Notes from the Death Class
Four Saturday mornings last summer I got deep in death
Welcome new subscribers! I’m Wendy C. Ortiz, an author of three books, a therapist, a parent, and the chauffeur of Mommy’s El Camino. This is the 6pm Pacific Sunday post that you can expect to see each and every week, in the form of either an essay, a vignette, a fragment, a letter, a conversation, or an image. The Sunday post may or may not be about the “writing life,” or, you know, just LIFE. Today’s is about DEATH. There’s no paywall today because you can’t paywall away death! And you can’t talk about death without talking about life, so I’ll conclude today’s missive with some LiFe NoTeS. Thanks for subscribing.
Before the death writing class I was throwing away photo albums whole. I’ve been a lifelong documentarian: I’ve moved houses carrying boxes upon boxes of albums that I’ve collected since middle school, when I first had a camera and film and began archiving aspects of my own life.

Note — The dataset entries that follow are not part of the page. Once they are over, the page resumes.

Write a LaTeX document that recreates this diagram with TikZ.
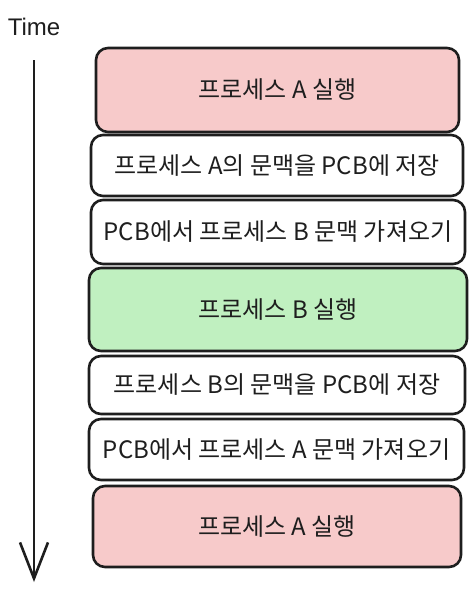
\documentclass[tikz,border=0pt]{standalone}
\usepackage{fontspec}
\setmainfont{Liberation Sans}
\newfontfamily\krfont{Noto Sans CJK KR}
\usepackage{xcolor}
\usetikzlibrary{positioning, arrows.meta}

\definecolor{pinkfill}{HTML}{F7CACA}
\definecolor{greenfill}{HTML}{C0F0C0}
\definecolor{inkline}{HTML}{1E1E1E}

\begin{document}
\begin{tikzpicture}[
    x=1pt, y=-1pt,
    >=Straight Barb,
    runpink/.style={rectangle, rounded corners=12pt, draw=inkline, line width=2.6pt, fill=pinkfill, inner sep=0pt, text=inkline, font=\krfont\fontsize{24}{28}\selectfont},
    rungreen/.style={rectangle, rounded corners=12pt, draw=inkline, line width=2.6pt, fill=greenfill, inner sep=0pt, text=inkline, font=\krfont\fontsize{24}{28}\selectfont},
    switchbox/.style={rectangle, rounded corners=12pt, draw=inkline, line width=2.6pt, fill=white, inner sep=0pt, text=inkline, font=\krfont\fontsize{24}{28}\selectfont},
    timelabel/.style={font=\fontsize{24}{28}\selectfont, text=inkline}
]
\useasboundingbox (0,0) rectangle (472,594);

% Time axis
\node[timelabel] (time) at (34,27) {Time};
\coordinate (tstart) at (34,60);
\coordinate (tend) at (34,582);
\draw[line width=2.6pt, inkline, {Straight Barb[length=36pt, width=28pt]}-] (tend) -- (tstart);

% Process A runs
\node[runpink, minimum width=363pt, minimum height=84pt] (runA1) at (277.5,90) {프로세스 A 실행};

% Save A, load B
\node[switchbox, minimum width=372pt, minimum height=61pt] (saveA) at (277,165.5) {프로세스 A의 문맥을 PCB에 저장};
\node[switchbox, minimum width=374pt, minimum height=64pt] (loadB) at (278,232) {PCB에서 프로세스 B 문맥 가져오기};

% Process B runs
\node[rungreen, minimum width=378pt, minimum height=83pt] (runB) at (278,309.5) {프로세스 B 실행};

% Save B, load A
\node[switchbox, minimum width=376pt, minimum height=58pt] (saveB) at (277,385) {프로세스 B의 문맥을 PCB에 저장};
\node[switchbox, minimum width=375pt, minimum height=61pt] (loadA) at (276.5,449.5) {PCB에서 프로세스 A 문맥 가져오기};

% Process A runs again
\node[runpink, minimum width=368pt, minimum height=81pt] (runA2) at (277,526.5) {프로세스 A 실행};

\end{tikzpicture}
\end{document}
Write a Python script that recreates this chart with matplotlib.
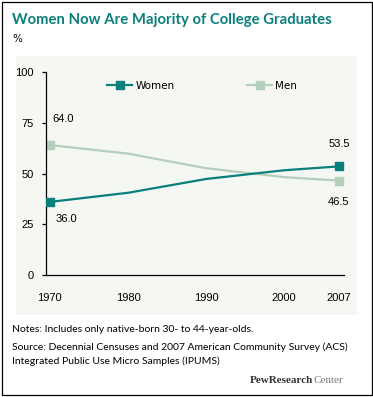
import matplotlib
matplotlib.use("Agg")
import matplotlib.pyplot as plt
from matplotlib.patches import Rectangle

years = [1970, 1980, 1990, 2000, 2007]
women = [36.0, 40.5, 47.3, 51.6, 53.5]
men = [64.0, 59.8, 52.6, 48.2, 46.5]
yticks = [0, 25, 50, 75, 100]

TEAL = "#0a7f7c"
SAGE = "#b4d0bc"
PANEL = "#f5f7f2"

W, H = 373, 397
fig = plt.figure(figsize=(W / 100, H / 100), dpi=100)


def fx(px):
    return px / W


def fy(py):
    return 1 - py / H


# outer frame + light panel behind the plot
fig.add_artist(Rectangle((fx(2), fy(395)), fx(370), (393) / H, transform=fig.transFigure,
                         fill=False, edgecolor="black", linewidth=0.9))
fig.add_artist(Rectangle((fx(16), fy(315)), fx(341), 259 / H, transform=fig.transFigure,
                         facecolor=PANEL, edgecolor="none", zorder=0))

ax = fig.add_axes([fx(46), fy(275), fx(298), 203 / H])
ax.set_facecolor("none")

ax.plot(years, women, color=TEAL, linewidth=1.6, marker="s", markersize=5.5,
        markevery=[0, len(years) - 1], label="Women", zorder=3)
ax.plot(years, men, color=SAGE, linewidth=1.6, marker="s", markersize=5.5,
        markevery=[0, len(years) - 1], label="Men", zorder=2)

ax.set_xlim(1969.5, 2007.65)
ax.set_ylim(0, 100)
ax.set_yticks(yticks)
ax.set_xticks(years)
for s in ["top", "right"]:
    ax.spines[s].set_visible(False)
ax.spines["left"].set_linewidth(0.9)
ax.spines["bottom"].set_linewidth(0.9)
ax.tick_params(axis="y", length=3, width=0.9, pad=6, labelsize=8)
ax.tick_params(axis="x", length=0, pad=13, labelsize=8)
for lab in ax.get_xticklabels() + ax.get_yticklabels():
    lab.set_fontfamily("Liberation Sans")

lab_kw = dict(textcoords="offset points", fontsize=8, family="Liberation Sans", va="center")
ax.annotate(f"{men[0]:.1f}", (years[0], men[0]), xytext=(1.5, 19), ha="left", **lab_kw)
ax.annotate(f"{women[0]:.1f}", (years[0], women[0]), xytext=(4, -12.5), ha="left", **lab_kw)
ax.annotate(f"{women[-1]:.1f}", (years[-1], women[-1]), xytext=(0, 16), ha="center", **lab_kw)
ax.annotate(f"{men[-1]:.1f}", (years[-1], men[-1]), xytext=(0, -15.5), ha="center", **lab_kw)

leg = ax.legend(loc="center left", bbox_to_anchor=(0.205, 0.931), ncol=2, frameon=False,
                borderpad=0, borderaxespad=0, handlelength=2.4, handletextpad=0.3,
                columnspacing=7.0, numpoints=1, prop={"family": "DejaVu Sans", "size": 7.5})

fig.text(fx(12), fy(20), "Women Now Are Majority of College Graduates", color=TEAL,
         fontsize=10.7, fontweight="bold", family="Lato", va="center", ha="left")
fig.text(fx(12), fy(39), "%", fontsize=7.5, family="DejaVu Sans", va="center", ha="left")

note_kw = dict(fontsize=7.45, family="Lato", va="center", ha="left")
fig.text(fx(12), fy(329), "Notes: Includes only native-born 30- to 44-year-olds.", **note_kw)
fig.text(fx(12), fy(347), "Source: Decennial Censuses and 2007 American Community Survey (ACS)", **note_kw)
fig.text(fx(12), fy(361), "Integrated Public Use Micro Samples (IPUMS)", **note_kw)

t1 = fig.text(fx(343), fy(383), "Center", fontsize=8, family="Liberation Serif",
              color="#777777", ha="right", va="baseline")
ax.annotate("PewResearch", xy=(0, 0), xycoords=t1, fontsize=8, family="Liberation Serif",
            fontweight="bold", color="#333333", ha="right", va="bottom", annotation_clip=False)

fig.savefig("out.png", dpi=100)
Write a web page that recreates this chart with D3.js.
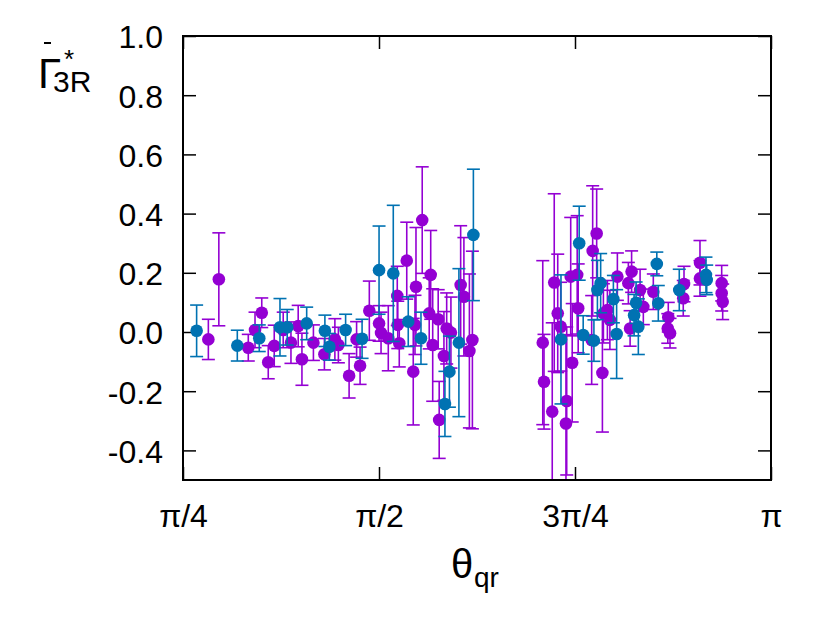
<!DOCTYPE html>
<html>
<head>
<meta charset="utf-8">
<script src="https://d3js.org/d3.v7.min.js"></script>
<style>
  body { margin: 0; background: #fff; }
  text { font-family: "Liberation Sans", Arial, sans-serif; }
</style>
</head>
<body>
<script>
// series 1 (purple): theta in radians, value, error
const purpleTheta = [0.887, 0.929, 1.047, 1.074, 1.101, 1.127, 1.151, 1.187, 1.218, 1.247,
  1.262, 1.308, 1.352, 1.394, 1.408, 1.451, 1.481, 1.495, 1.532, 1.571,
  1.579, 1.608, 1.644, 1.646, 1.652, 1.682, 1.708, 1.719, 1.715, 1.744,
  1.778, 1.772, 1.786, 1.808, 1.831, 1.812, 1.842, 1.859, 1.898, 1.911,
  1.933, 1.945,
  2.227, 2.232, 2.265, 2.273, 2.287, 2.299, 2.323, 2.320, 2.339, 2.345,
  2.369, 2.365, 2.423, 2.427, 2.443, 2.466, 2.470, 2.486, 2.496, 2.526,
  2.570, 2.583, 2.577, 2.617, 2.630, 2.670, 2.730, 2.728, 2.737, 2.793,
  2.790, 2.857, 2.857, 2.944, 2.944, 2.948];
const purpleVal = [-0.025, 0.178, -0.053, 0.007, 0.065, -0.102, -0.047, 0.007, -0.036, 0.020,
  -0.092, -0.036, -0.075, -0.025, -0.044, -0.148, -0.025, -0.114, 0.072, 0.029,
  -0.003, -0.021, 0.122, 0.024, -0.038, 0.241, -0.134, 0.153, 0.024, 0.378,
  0.193, 0.063, -0.044, 0.043, -0.081, -0.297, 0.012, -0.002, 0.159, 0.119,
  -0.064, -0.027,
  -0.036, -0.168, -0.269, 0.167, 0.063, 0.018, -0.233, -0.309, 0.187, -0.104,
  0.080, 0.193, -0.027, 0.274, 0.333, -0.138, 0.063, 0.074, 0.041, 0.187,
  0.165, 0.204, 0.012, 0.142, 0.085, 0.136, 0.050, 0.012, -0.004, 0.162,
  0.114, 0.234, 0.181, 0.165, 0.131, 0.102];
const purpleErr = [0.068, 0.157, 0.045, 0.060, 0.050, 0.056, 0.070, 0.060, 0.070, 0.070,
  0.088, 0.060, 0.053, 0.070, 0.060, 0.075, 0.060, 0.063, 0.100, 0.060,
  0.070, 0.110, 0.100, 0.080, 0.080, 0.130, 0.180, 0.200, 0.100, 0.180,
  0.150, 0.120, 0.190, 0.100, 0.150, 0.130, 0.120, 0.120, 0.200, 0.200,
  0.260, 0.300,
  0.277, 0.160, 0.300, 0.300, 0.200, 0.150, 0.250, 0.300, 0.200, 0.200,
  0.150, 0.200, 0.150, 0.220, 0.150, 0.200, 0.100, 0.100, 0.100, 0.080,
  0.070, 0.070, 0.060, 0.070, 0.060, 0.060, 0.050, 0.050, 0.050, 0.060,
  0.060, 0.075, 0.060, 0.060, 0.060, 0.060];

// series 2 (blue)
const blueTheta = [0.840, 1.003, 1.091, 1.174, 1.203, 1.281, 1.354, 1.372, 1.437, 1.503,
  1.571, 1.628, 1.688, 1.739, 1.835, 1.853, 1.891, 1.949,
  2.300, 2.373, 2.389, 2.432, 2.446, 2.459, 2.510, 2.523, 2.593, 2.601,
  2.610, 2.684, 2.690, 2.774, 2.881, 2.884];
const blueVal = [0.004, -0.046, -0.021, 0.016, 0.016, 0.029, 0.004, -0.050, 0.007, -0.023,
  0.209, 0.198, 0.035, -0.021, -0.243, -0.134, -0.036, 0.328,
  -0.025, 0.300, -0.010, -0.029, 0.142, 0.165, 0.111, -0.007, 0.057, 0.099,
  0.018, 0.230, 0.097, 0.142, 0.193, 0.176];
const blueErr = [0.087, 0.052, 0.045, 0.097, 0.060, 0.055, 0.053, 0.045, 0.053, 0.066,
  0.149, 0.230, 0.084, 0.088, 0.110, 0.120, 0.250, 0.222,
  0.218, 0.125, 0.065, 0.070, 0.100, 0.100, 0.080, 0.150, 0.070, 0.070,
  0.094, 0.040, 0.060, 0.070, 0.060, 0.050];

const xTicks = [Math.PI / 4, Math.PI / 2, 3 * Math.PI / 4, Math.PI];
const xTickLabels = ["π/4", "π/2", "3π/4", "π"];
const yTicks = [-0.4, -0.2, 0.0, 0.2, 0.4, 0.6, 0.8, 1.0];

const width = 830, height = 625;
const margin = { top: 36, right: 59, bottom: 145, left: 183 };
const innerW = width - margin.left - margin.right;
const innerH = height - margin.top - margin.bottom;

const svg = d3.select("body").append("svg")
  .attr("width", width)
  .attr("height", height);

const g = svg.append("g")
  .attr("transform", `translate(${margin.left},${margin.top})`);

const x = d3.scaleLinear().domain([Math.PI / 4, Math.PI]).range([0, innerW]);
const y = d3.scaleLinear().domain([-0.5, 1.0]).range([innerH, 0]);

g.append("clipPath").attr("id", "clip")
  .append("rect").attr("width", innerW).attr("height", innerH);

// axes, ticks point inward
const fmt = d => d3.format(".1f")(d).replace("−", "-");

g.append("g")
  .attr("transform", `translate(0,${innerH})`)
  .call(d3.axisBottom(x).tickValues(xTicks).tickSize(-13).tickPadding(24)
    .tickFormat((d, i) => xTickLabels[i]));
g.append("g")
  .call(d3.axisTop(x).tickValues(xTicks).tickSize(-13).tickFormat(""));
const yAxisG = g.append("g")
  .call(d3.axisLeft(y).tickValues(yTicks).tickSize(-13).tickPadding(20).tickFormat(fmt));
g.append("g")
  .attr("transform", `translate(${innerW},0)`)
  .call(d3.axisRight(y).tickValues(yTicks).tickSize(-13).tickFormat(""));

g.selectAll(".domain").remove();
g.selectAll(".tick line").attr("stroke", "#000").attr("stroke-width", 1.5);
g.selectAll(".tick text").attr("font-size", 32).attr("fill", "#000");
yAxisG.selectAll(".tick text").attr("dy", "0.37em");

const plot = g.append("g").attr("clip-path", "url(#clip)");

function drawSeries(thetas, vals, errs, color) {
  const data = thetas.map((t, i) => ({ t: t, v: vals[i], e: errs[i] }));
  const s = plot.append("g");
  const cap = 6.5;
  s.selectAll(".bar").data(data).enter().append("line")
    .attr("x1", d => x(d.t)).attr("x2", d => x(d.t))
    .attr("y1", d => y(d.v - d.e)).attr("y2", d => y(d.v + d.e))
    .attr("stroke", color).attr("stroke-width", 1.6);
  s.selectAll(".capT").data(data).enter().append("line")
    .attr("x1", d => x(d.t) - cap).attr("x2", d => x(d.t) + cap)
    .attr("y1", d => y(d.v + d.e)).attr("y2", d => y(d.v + d.e))
    .attr("stroke", color).attr("stroke-width", 1.6);
  s.selectAll(".capB").data(data).enter().append("line")
    .attr("x1", d => x(d.t) - cap).attr("x2", d => x(d.t) + cap)
    .attr("y1", d => y(d.v - d.e)).attr("y2", d => y(d.v - d.e))
    .attr("stroke", color).attr("stroke-width", 1.6);
  s.selectAll("circle").data(data).enter().append("circle")
    .attr("cx", d => x(d.t)).attr("cy", d => y(d.v))
    .attr("r", 6.3).attr("fill", color);
}

drawSeries(purpleTheta, purpleVal, purpleErr, "#9400d3");
drawSeries(blueTheta, blueVal, blueErr, "#0072b2");

// frame
g.append("rect")
  .attr("width", innerW).attr("height", innerH)
  .attr("fill", "none").attr("stroke", "#000").attr("stroke-width", 2);

// x label
const xl = svg.append("text").attr("x", 451).attr("y", 578).attr("font-size", 40);
xl.append("tspan").text("θ");
xl.append("tspan").attr("x", 474).attr("y", 587).attr("font-size", 28).text("qr");

// y label: Gamma with bar, star and subscript
const yl = svg.append("text").attr("x", 38).attr("y", 88).attr("font-size", 42);
yl.append("tspan").text("Γ");
yl.append("tspan").attr("x", 64).attr("y", 68).attr("font-size", 26).text("*");
yl.append("tspan").attr("x", 53).attr("y", 92).attr("font-size", 30).text("3R");
svg.append("line")
  .attr("x1", 44).attr("x2", 51).attr("y1", 43).attr("y2", 43)
  .attr("stroke", "#000").attr("stroke-width", 2);
</script>
</body>
</html>
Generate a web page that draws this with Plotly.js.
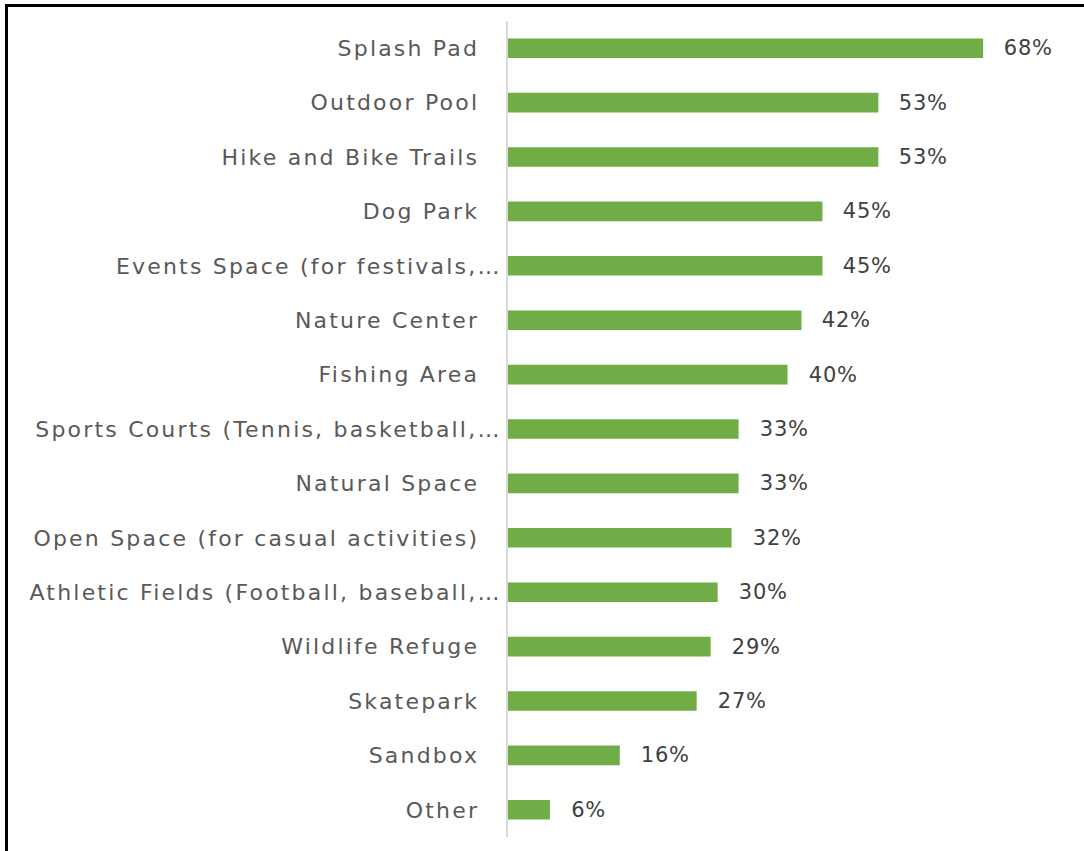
<!DOCTYPE html>
<html>
<head>
<meta charset="utf-8">
<script src="https://cdn.plot.ly/plotly-3.0.1.min.js"></script>
<style>
  html, body { margin: 0; padding: 0; background: #fff; }
  #chart { width: 1084px; height: 851px; position: relative; }
  .bl { position: absolute; background: #000; z-index: 10; }
  #chart .ytick text { letter-spacing: 2.2px; }
  #chart .annotation-text { letter-spacing: 0.8px; }
</style>
</head>
<body>
<div id="chart"></div>
<div class="bl" style="left:5px; top:4px; width:1079px; height:3px;"></div>
<div class="bl" style="left:5px; top:4px; width:3px; height:847px;"></div>
<script>
const categories = [
  "Splash Pad",
  "Outdoor Pool",
  "Hike and Bike Trails",
  "Dog Park",
  "Events Space (for festivals,…",
  "Nature Center",
  "Fishing Area",
  "Sports Courts (Tennis, basketball,…",
  "Natural Space",
  "Open Space (for casual activities)",
  "Athletic Fields (Football, baseball,…",
  "Wildlife Refuge",
  "Skatepark",
  "Sandbox",
  "Other"
];
const values = [68, 53, 53, 45, 45, 42, 40, 33, 33, 32, 30, 29, 27, 16, 6];
const valueLabels = values.map(v => v + "%");

const FONT = "DejaVu Sans, Verdana, sans-serif";

// Untruncated labels sit a little further left than the truncated ones (as in the original)
const tickText = categories.map(c => c.endsWith("…") ? c : c + "\u2002\u00A0");

const trace = {
  type: "bar",
  orientation: "h",
  x: values,
  y: categories,
  marker: { color: "#70AD47" },
  hoverinfo: "none"
};

const annotations = values.map((v, i) => ({
  x: v, y: categories[i], xref: "x", yref: "y",
  text: valueLabels[i], showarrow: false,
  xanchor: "left", yanchor: "middle", xshift: 20,
  font: { family: FONT, size: 21, color: "#404040" }
}));

const layout = {
  width: 1084, height: 851,
  margin: { l: 508, r: 17, t: 21, b: 14 },
  paper_bgcolor: "#fff", plot_bgcolor: "#fff",
  bargap: 0.64,
  showlegend: false,
  xaxis: {
    range: [0, 80], showgrid: false, zeroline: false, showticklabels: false,
    showline: false, ticks: ""
  },
  yaxis: {
    autorange: "reversed", showgrid: false, zeroline: false,
    showline: true, linecolor: "#D9D9D9", linewidth: 2,
    ticks: "", ticklabelstandoff: 0,
    tickmode: "array", tickvals: categories, ticktext: tickText,
    tickfont: { family: FONT, size: 22, color: "#595959" }
  },
  annotations: annotations
};

Plotly.newPlot("chart", [trace], layout, { displayModeBar: false, staticPlot: true });
</script>
</body>
</html>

The process has been simple: I open photo albums and rapidly thumb through them, pulling out the photos I want to keep, not thinking too deeply about what it might mean to lose entire images. Haven’t I retained some of these images in my consciousness? There’s an understanding that many of the images my brain keeps do not translate into hard copy images I need to keep. I will only ever be able to describe them if there is a need to. If I can remember. The image of me in a bed in Las Vegas, twenty years old, holding a massive bottle of champagne with a strange man lying in the bed beside me. Images of me with an old friend who had done some harm to me, if not directly, then in harmful behaviors in general. Duplicate images of people I barely know or remember. A girl I had a crush on that I could not admit to myself at the time, a pillow being passed from my hand to hers on our high school campus. The meanings of these images have died. Their meanings had to die before I could throw them in the trashcan. The remaining photos are another project—I envision going through them all once more and letting more die until I am left with only enough photos for one album.